With the Premier League season just having finished, my beloved Arsenal having a terrible season, and the retirement of their greatest manager, Arsene Wenger, it only seemed appropriate to give the Makeover Monday community a data set from the Guardian showing their pre-season predictions compared to where teams actually finished. SPOILER: They only got two predictions out of 20 correct (Manchester City in 1st place and Arsenal in 6th place).

I swear these simple data sets bring out the creative beast in everyone. So many inventive, interesting vizzes this week. From simple to complex, this week has it all.



We expected to see a lot of slopegraphs this week, which makes sense because the data set was ideal for a slopegraph. In our upcoming book about Makeover Monday (click here to pre-order), I go into slopegraphs extensively. Let’s start with a simple understanding if what they are.
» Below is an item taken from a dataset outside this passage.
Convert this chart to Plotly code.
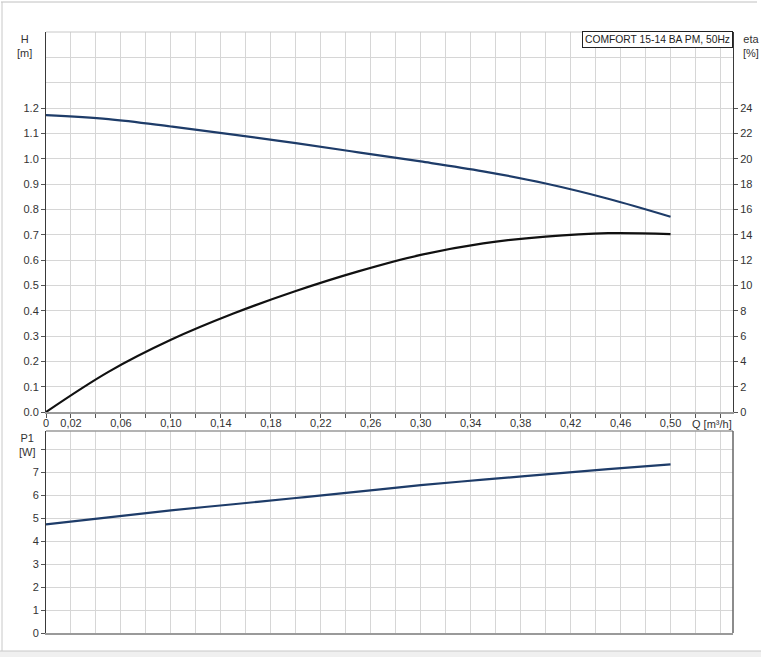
import plotly.graph_objects as go

# ---- data ----
Q = [0, 0.05, 0.10, 0.15, 0.20, 0.25, 0.30, 0.35, 0.40, 0.45, 0.50]
H_m = [1.172, 1.156, 1.127, 1.095, 1.061, 1.025, 0.989, 0.950, 0.902, 0.842, 0.771]
ETA_pct = [0, 3.17, 5.70, 7.77, 9.55, 11.10, 12.40, 13.31, 13.85, 14.12, 14.05]
P1_W = [4.73, 5.04, 5.34, 5.61, 5.88, 6.16, 6.44, 6.68, 6.91, 7.14, 7.35]

x_tickvals = [0, 0.02, 0.06, 0.10, 0.14, 0.18, 0.22, 0.26, 0.30, 0.34, 0.38, 0.42, 0.46, 0.50]
x_ticktext = ["0", "0,02", "0,06", "0,10", "0,14", "0,18", "0,22", "0,26", "0,30",
              "0,34", "0,38", "0,42", "0,46", "0,50"]
h_tickvals = [0, 0.1, 0.2, 0.3, 0.4, 0.5, 0.6, 0.7, 0.8, 0.9, 1.0, 1.1, 1.2]
h_ticktext = ["0.0", "0.1", "0.2", "0.3", "0.4", "0.5", "0.6", "0.7", "0.8", "0.9", "1.0", "1.1", "1.2"]
eta_tickvals = [0, 2, 4, 6, 8, 10, 12, 14, 16, 18, 20, 22, 24]
p_tickvals = [0, 1, 2, 3, 4, 5, 6, 7, 8]
p_ticktext = ["0", "1", "2", "3", "4", "5", "6", "7", ""]

title_text = "COMFORT 15-14 BA PM, 50Hz"

# ---- layout geometry (pixels) ----
W, Hpx = 761, 657
L, R, T, B = 46, 28, 32, 24
PW, PH = W - L - R, Hpx - T - B


def px(x):
    return (x - L) / PW


def py(y):
    return (Hpx - B - y) / PH


BLUE = "#1e3c69"
GRID = "#d6d6d6"
DARK = "#3a3a3a"
GRAYAX = "#9a9a9a"
FONT = dict(family="Liberation Sans, Arial, sans-serif", size=11, color="#333333")

fig = go.Figure()
fig.add_trace(go.Scatter(x=Q, y=H_m, mode="lines", line=dict(color=BLUE, width=2.2, shape="spline"),
                         xaxis="x", yaxis="y", hoverinfo="skip"))
fig.add_trace(go.Scatter(x=Q, y=ETA_pct, mode="lines", line=dict(color="#111111", width=2.2, shape="spline"),
                         xaxis="x", yaxis="y2", hoverinfo="skip"))
fig.add_trace(go.Scatter(x=Q, y=P1_W, mode="lines", line=dict(color=BLUE, width=2.2, shape="spline"),
                         xaxis="x2", yaxis="y3", hoverinfo="skip"))

top_dom = [py(412), 1]
bot_dom = [0, py(431)]

fig.update_layout(
    width=W, height=Hpx,
    margin=dict(l=L, r=R, t=T, b=B),
    paper_bgcolor="white", plot_bgcolor="white",
    showlegend=False, font=FONT,
    xaxis=dict(domain=[0, 1], range=[0, 0.55], anchor="y", automargin=False,
               tickmode="array", tickvals=x_tickvals, ticktext=x_ticktext,
               ticks="", showgrid=True, gridcolor=GRID, gridwidth=1,
               minor=dict(tick0=0, dtick=0.02, showgrid=True, gridcolor=GRID, gridwidth=1,
                          ticks="outside", ticklen=4, tickcolor="#555555"),
               showline=True, linecolor=GRAYAX, linewidth=2, zeroline=False,
               tickfont=FONT),
    yaxis=dict(domain=top_dom, range=[0, 1.5], anchor="x", automargin=False,
               tickmode="array", tickvals=h_tickvals, ticktext=h_ticktext,
               ticks="outside", ticklen=4, tickcolor="#555555",
               showgrid=True, gridcolor=GRID,
               minor=dict(tick0=0, dtick=0.1, showgrid=True, gridcolor=GRID),
               showline=True, linecolor=DARK, linewidth=1, zeroline=False, tickfont=FONT),
    yaxis2=dict(range=[0, 30], overlaying="y", side="right", anchor="x", automargin=False,
                tickmode="array", tickvals=eta_tickvals,
                ticks="outside", ticklen=4, tickcolor="#555555",
                showgrid=False, showline=True, linecolor=DARK, linewidth=1,
                zeroline=False, tickfont=FONT),
    xaxis2=dict(domain=[0, 1], range=[0, 0.55], anchor="y3", automargin=False,
                tick0=0, dtick=0.02, showticklabels=False, ticks="",
                showgrid=True, gridcolor=GRID,
                showline=True, linecolor=GRAYAX, linewidth=2, zeroline=False),
    yaxis3=dict(domain=bot_dom, range=[0, 8.8], anchor="x2", automargin=False,
                tickmode="array", tickvals=p_tickvals, ticktext=p_ticktext,
                ticks="outside", ticklen=4, tickcolor="#555555",
                showgrid=True, gridcolor=GRID,
                showline=True, linecolor=DARK, linewidth=1, zeroline=False, tickfont=FONT),
)

shapes = [
    dict(type="line", xref="x domain", yref="y domain", x0=0, x1=1, y0=1, y1=1,
         line=dict(color="#c8c8c8", width=1)),
    dict(type="line", xref="x2 domain", yref="y3 domain", x0=0, x1=1, y0=1, y1=1,
         line=dict(color=GRAYAX, width=1.5)),
    dict(type="line", xref="x2 domain", yref="y3 domain", x0=1, x1=1, y0=0, y1=1,
         line=dict(color="#666666", width=1.5)),
    dict(type="line", xref="paper", yref="paper", x0=px(1), x1=px(757), y0=py(2), y1=py(2),
         line=dict(color="#c0c0c0", width=1)),
    dict(type="line", xref="paper", yref="paper", x0=px(2), x1=px(2), y0=py(2), y1=py(651),
         line=dict(color="#c8c8c8", width=1)),
    dict(type="rect", xref="paper", yref="paper", x0=px(0), x1=px(761), y0=py(651), y1=py(658),
         line=dict(width=0), fillcolor="#f0f0f0", layer="below"),
    dict(type="line", xref="paper", yref="paper", x0=px(0), x1=px(761), y0=py(651), y1=py(651),
         line=dict(color="#c8c8c8", width=1)),
]
fig.update_layout(shapes=shapes)

ann = [
    dict(text="H<br>[m]", x=px(24), y=py(31), xanchor="center", yanchor="top"),
    dict(text="eta<br>[%]", x=px(751), y=py(31), xanchor="center", yanchor="top"),
    dict(text="P1<br>[W]", x=px(27), y=py(430), xanchor="center", yanchor="top"),
    dict(text="Q [m³/h]", x=px(690), y=py(424), xanchor="left", yanchor="middle"),
]
annotations = []
for a in ann:
    a.update(xref="paper", yref="paper", showarrow=False, font=FONT, align="center")
    annotations.append(a)
annotations.append(dict(text=title_text, xref="paper", yref="paper", x=px(733), y=py(31),
                        xanchor="right", yanchor="top", showarrow=False,
                        font=dict(family="Liberation Sans, Arial, sans-serif", size=10.3, color="#222222"),
                        bgcolor="white", bordercolor="#222222", borderwidth=1, borderpad=2))
fig.update_layout(annotations=annotations)

fig.write_html("out.html", config=dict(displayModeBar=False, staticPlot=True),
               post_script="document.body.style.margin='0px';document.body.style.overflow='hidden';")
Slopegraphs are useful if you want the reader to only compare the start and end of a specific period. This week, the start is the predicted finish and the end is the actual finish. The ends of the lines are typically labeled and the lines colored by either absolute change, relative change or positive vs. negative change (i.e., two colors).

That last part is important. Let’s look at example of both uses of color, starting with this viz by David ó Cinnéide.



Considering the purpose, how did David do?

  1. Only compare the predicted finish and the actual finish – YES
  2. Ends of the lines are labeled – YES
  3. Lines colored by absolute change, relative change or positive vs. negative change (i.e., two colors) – MAYBE

For the colors, David mixed both the absolute change and the positive vs. negative change, resulting in a lot of color variation that, for me, makes it more difficult than necessary to see what’s important. In a busy slopegraph, it would be more beneficial to the audience to make the insights obvious. David’s title captures the essence of his analysis, but you have to search for those two teams.

This slopegraph by Michael DiPalma provides the focus on Burnley and West Brom that David intended.




Given this data set was about sports team, it’s tempting to use their crests or jerseys in the visualization, but these can result in a cluttered view. When many of the jerseys or crests are similar, only those intimately familiar with the Premier League will be able to distinguish them. Consider this viz from Sarah Burnett that Eva and I reviewed during Viz Review.



If we remove the logos, we get a much cleaner view, but we lose the context of the teams.



To fix that, let’s add the team names and reduce the text size on the right.



Now the names are a mess because they’re all overlapping. This is partly due to fact that Tableau doesn’t wrap overlapping text and also due to the vertical lines. Let’s rotate the chart so that the lines go left-to-right, as we’re used to with slopegraphs.



It’d be hard to argue that this isn’t much clearer than the original. Remember your audience; they are the most important people to keep in mind when creating a data visualization. If you’re unsure, ask someone who knows nothing about the data to review your work. If they understand it, then you’re probably fine.